Goal would be to remove middle man and shell companies. When you look at the product offered by lets say Samsung, how many companies such a product would go after removing middle man, 5? Mine -> Parts Manufacturing -> Producer -> Distributor/Licensor -> Sales Point (Mine -> Some small manufacturer making simple parts -> Foxconn -> Samsung -> Shop in Vancouver). Thats 5% tax on whole product that will not have added sales tax anymore. Thats low, probably would lower the price of product by huge. And there is no tax credits etc so no place to exploit. As simple as that, so companies can focus on what is important, especially growing ones.
์So every broker company who makes profit on 0.05% transaction fee is going bankrupt, and no more high-volume low-profit business.
I assume you write this as a bad thing?

Its better for economy if brokers would focus on long term trades. Also usually high-volume low-profit businesses are the ones that are arbitrating prices and often are just middle man. No need for that. There is a way around. Obviously there would be FEW businesses that would be affected and need to change the way they work, but this comes always with any tax changes.

Anyways, I said all revenue that hits your account. Brokers usually don't keep their money in bank accounts, but in investment accounts, right? Until the money hit their actual bank account they would pay null on trades. So they would pay tax on all withdrawals and payouts to customers.

I assume you write this as a bad thing?

I don't know about you, but I really like what Amazon provides to me, and am quite glad corporations like it aren't strangled by our tax code.

If the whole chain of production and sales would be relieved from paying accountants and being charge stupid tax, then the overall prices would fall. You give me an example of Amazon. Would 3%* of overall cost added to the end product be higher than 3 companies sustaining their accounting teams going over taxes etc. + you required to pay sales tax? Revenue tax = no sales tax. Still think it would be more expensive?

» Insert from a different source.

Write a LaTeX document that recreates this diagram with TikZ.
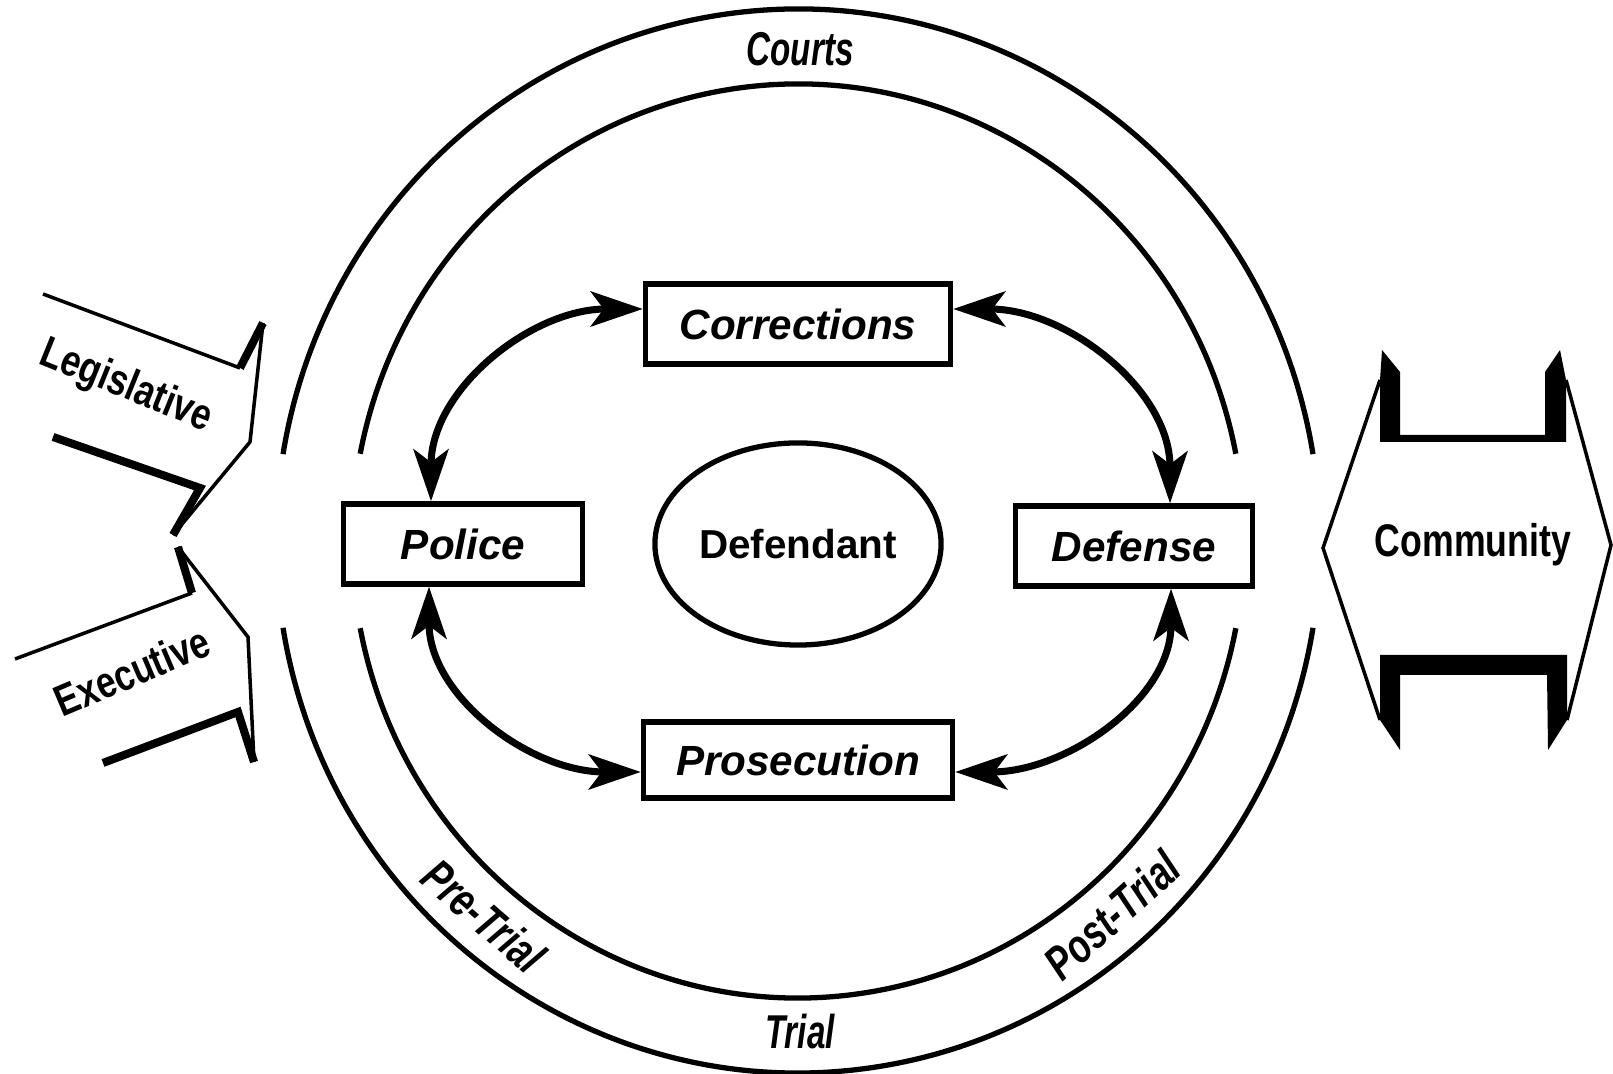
\documentclass[tikz,border=0pt]{standalone}
\usepackage{fontspec}
\setmainfont{Liberation Sans}
\usetikzlibrary{arrows.meta,shapes.geometric,calc}
\newcommand{\cond}[2][0.75]{\scalebox{#1}[1]{#2}}

\begin{document}
\begin{tikzpicture}[x=0.01cm,y=0.01cm]
\tikzstyle{ring}=[line width=1.5pt]
\tikzstyle{agency}=[draw,rectangle,line width=1.5pt,inner sep=0pt,minimum height=0.8cm,font=\fontsize{12}{14}\selectfont\bfseries\itshape]
\tikzstyle{twoway}=[{Stealth[length=5.2mm,width=3.5mm,inset=1.3mm]}-{Stealth[length=5.2mm,width=3.5mm,inset=1.3mm]},line width=2pt]
\tikzstyle{stage}=[font=\fontsize{13.5}{15}\selectfont\bfseries\itshape]
\tikzstyle{branch}=[font=\fontsize{12.5}{14}\selectfont\bfseries]
\tikzstyle{edge}=[line width=1pt]
\tikzstyle{shade}=[line width=2.3pt]

\useasboundingbox (0,0) rectangle (1613,1074);

\coordinate (hub) at (798,533);
\draw[ring] (hub) ++(9.4:522 and 532) arc[start angle=9.4,end angle=170.6,x radius=522,y radius=532];
\draw[ring] (hub) ++(189.4:522 and 532) arc[start angle=189.4,end angle=350.6,x radius=522,y radius=532];
\draw[ring] (hub) ++(11:446 and 457) arc[start angle=11,end angle=169,x radius=446,y radius=457];
\draw[ring] (hub) ++(191:446 and 457) arc[start angle=191,end angle=349,x radius=446,y radius=457];

\node[agency,minimum width=3.05cm] (corrections) at (798,750) {Corrections};
\node[agency,minimum width=2.39cm] (police) at (463,530) {Police};
\node[agency,minimum width=2.37cm] (defense) at (1134,528) {Defense};
\node[agency,minimum width=3.09cm,minimum height=0.76cm] (prosecution) at (798,314) {Prosecution};
\node[draw,ellipse,line width=1.5pt,inner sep=0pt,minimum width=2.86cm,minimum height=2.02cm,font=\fontsize{11.5}{13}\selectfont\bfseries] (defendant) at (798,530) {Defendant};

\draw[twoway] ($(police.north)+(-32,0)$) to[out=90,in=180] ($(corrections.west)+(0,15)$);
\draw[twoway] ($(corrections.east)+(0,15)$) to[out=0,in=90] ($(defense.north)+(36,0)$);
\draw[twoway] ($(police.south)+(-34,0)$) to[out=-90,in=180] ($(prosecution.west)+(0,-12)$);
\draw[twoway] ($(defense.south)+(37,0)$) to[out=-90,in=0] ($(prosecution.east)+(0,-12)$);

\node[stage] (courts) at (800,1025) {\cond[0.7]{Courts}};
\node[stage] (trial) at (800,42) {\cond[0.7]{Trial}};
\node[stage,rotate=-41] (pretrial) at (484,158) {\cond{Pre-Trial}};
\node[stage,rotate=42] (posttrial) at (1112,159) {\cond{Post-Trial}};

\draw[edge] (43,780) -- (240,706);
\draw[edge] (263,751) -- (250,632) -- (173,539);
\draw[shade] (240,706) -- (263,751);
\draw[shade] (173,539) -- (200,586) -- (53,637);
\node[branch,rotate=-22] (legislative) at (126,687) {\cond[0.8]{Legislative}};

\draw[edge] (192,481) -- (15,415);
\draw[edge] (178,527) -- (248,437) -- (254,312);
\draw[shade] (178,527) -- (192,481);
\draw[shade] (254,312) -- (238,362) -- (103,311);
\node[branch,rotate=23] (executive) at (132,403) {\cond[0.8]{Executive}};

\fill (1382,724) -- (1400,702) -- (1400,639) -- (1545,639) -- (1545,702) -- (1560,724) -- (1566,694) -- (1566,632) -- (1380,632) -- (1380,694) -- cycle;
\fill (1380,419) -- (1567,419) -- (1567,354) -- (1548,324) -- (1547,399) -- (1400,399) -- (1400,324) -- (1380,354) -- cycle;
\draw[edge] (1380,694) -- (1323,526) -- (1380,354);
\draw[edge] (1566,694) -- (1611,529) -- (1567,354);
\node[font=\fontsize{13}{15}\selectfont\bfseries] (community) at (1473,529) {\cond[0.78]{Community}};
\end{tikzpicture}
\end{document}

1 very low tax to replace all the taxes from the producer to customer seems like much better option than being "not strangled" by current tax laws.

*3% assuming there is producer, distributor/owner and Amazon in the chain.

> Simple 1% revenue tax on companies with revenue of more than $15 million would fix the issue.

What country can levy this tax? Large companies like Apple have operations in lots of countries. Do they have to pay each one 1% of their raw revenue?

Its the revenue got in that country. If Apple gets $300 Mil in revenue to their bank account generated in Canada they pay $3Million tax to the Canadian government, as simple as that. Its tax on revenues that company got to their bank account in the country where they operate. If they want then move the money to US and US would have same rules, they would end up paying another 1%. Total of 2% tax for transferring money from Canada to US for example does not sound that bad, huh? Thats the amount of money PayPal would charge for 1 transaction. And this is all, no hidden tricks - this would result in huge increase in revenues country would get and almost completely wiping out black market as such a low taxes are not worth to avoid for small businesses.

Poland is one of the few countries that already have this tax, but it is high now (I think around 20%) and optional. There is a lot of public discussion to drop it to between 0,5-1% on all revenues for all foreign owned companies making more than €15Mil/year. This got really popular after information that Google is reporting constant losses and not paying taxes despite ridiculous high revenues from local market.

You're saying I need to divide my $25 million revenue corporation into two?
To go through the pain and cost of doing regular taxing and being on the mercy of tax office? Sure.